Last weekend I spent the weekend with my parents and Coy Boy, relaxing and talking and laughing and eating, just as the Faulkners do best. My dad gave me two gallon ziplocks of lard from the homegrown hog they had in their freezer, and gave me all of the details on how to render it and then how to use the lard.
Last Monday morning, I began an elimination diet called the autoimmune protocol (AIP) to try to find the cause of my eczema. It has been zero fun, and thank goodness a friend is doing it with me or I definitely would have gone off plan by now. Anyway, I looked up lard, to make sure it was AIP compliant, and learned so much in the process that it makes me sad I haven't made it before.
Did you know lard has half as much saturated fat as butter, and, when rendered properly, can be used in baked goods? Lard is also the second highest food source of vitamin D (after cod liver oil). It's obviously not something you want to eat with every single meal, but I'm excited to swap it out for sauteing and other cooking that is done at high heat.
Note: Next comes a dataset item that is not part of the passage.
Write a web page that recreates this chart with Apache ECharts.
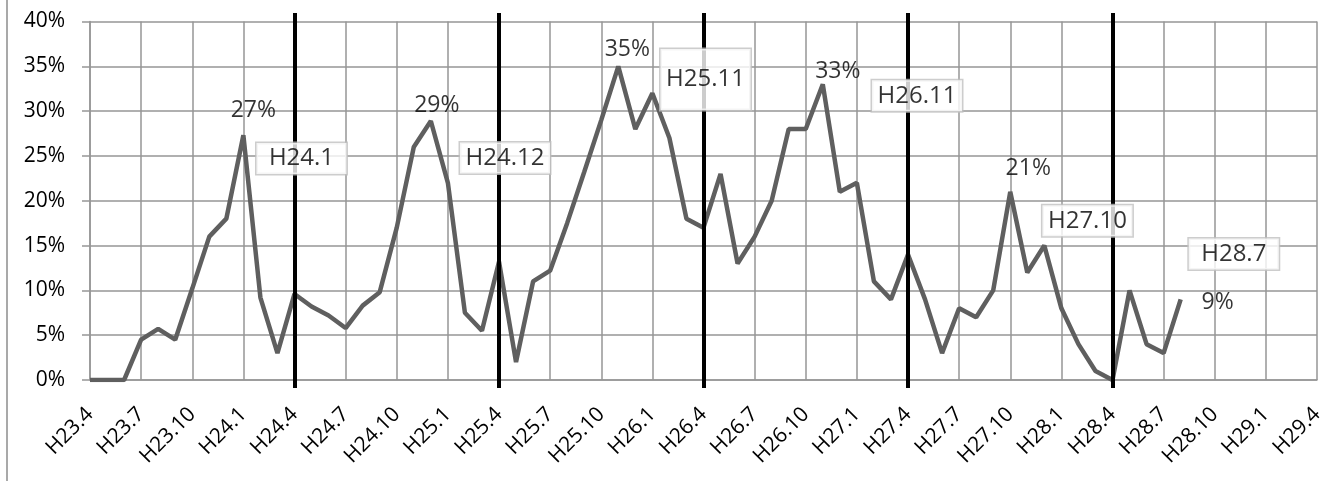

Anyway, all week I put off trimming the lard because using knives hurts my hands, and finally Friday night Josh cut it all down into small pieces and cut off any red spots or meat, and we put it in the instant pot on the slow cooker function to cook overnight. Uhh...in the morning it hadn't even made a dent. I transferred it to my trusty cast iron, the one from Josh's grandma, and kept it on low all day, stirring and babysitting and watching and waiting. I texted with my dad all day about it, and finally, after we had supper, it stopped bubbling, which means all of the water had evaporated.
We strained off the cracklings (which I was excited to try because I imagined they'd be like pork rinds but they were disgusting) and poured the fresh fat into mason jars.
It was dark. Not white. Insert all the crying emojis.
I moved on, relegated to the fact that I'd only be able to use it in savory cooking and not in baked goods, but still feeling energized by the project. When I got up to go to the bathroom in the middle of the night, I noticed it was almost white! It gets lighter as it cools, apparently, so I was good to go!
Why is this story important?
It's not even about the lard. This story matters because it's a story of every day standing back up. I've been suffering from my eczema issues at this out of control level since the last week of July, and I haven't been myself. Normal Sara is always doing projects and researching new ideas and making plans and gathering humans and excited about some new thing at work.
2020 is hard for everyone, I know that. And it's causing depression and anxiety in people for the first time. We all feel out of sorts. And we need to stand up and keep taking steps forward in faith.
Am I completely "better"? Do I move forward from here and the pain in my hands just doesn't affect me anymore? Uh, no. But I stood up and took steps this time, so I can do it again. And I will. I'll have to, because 2020 isn't over and neither is my eczema fight and I'm sure this isn't the last struggle I'll have.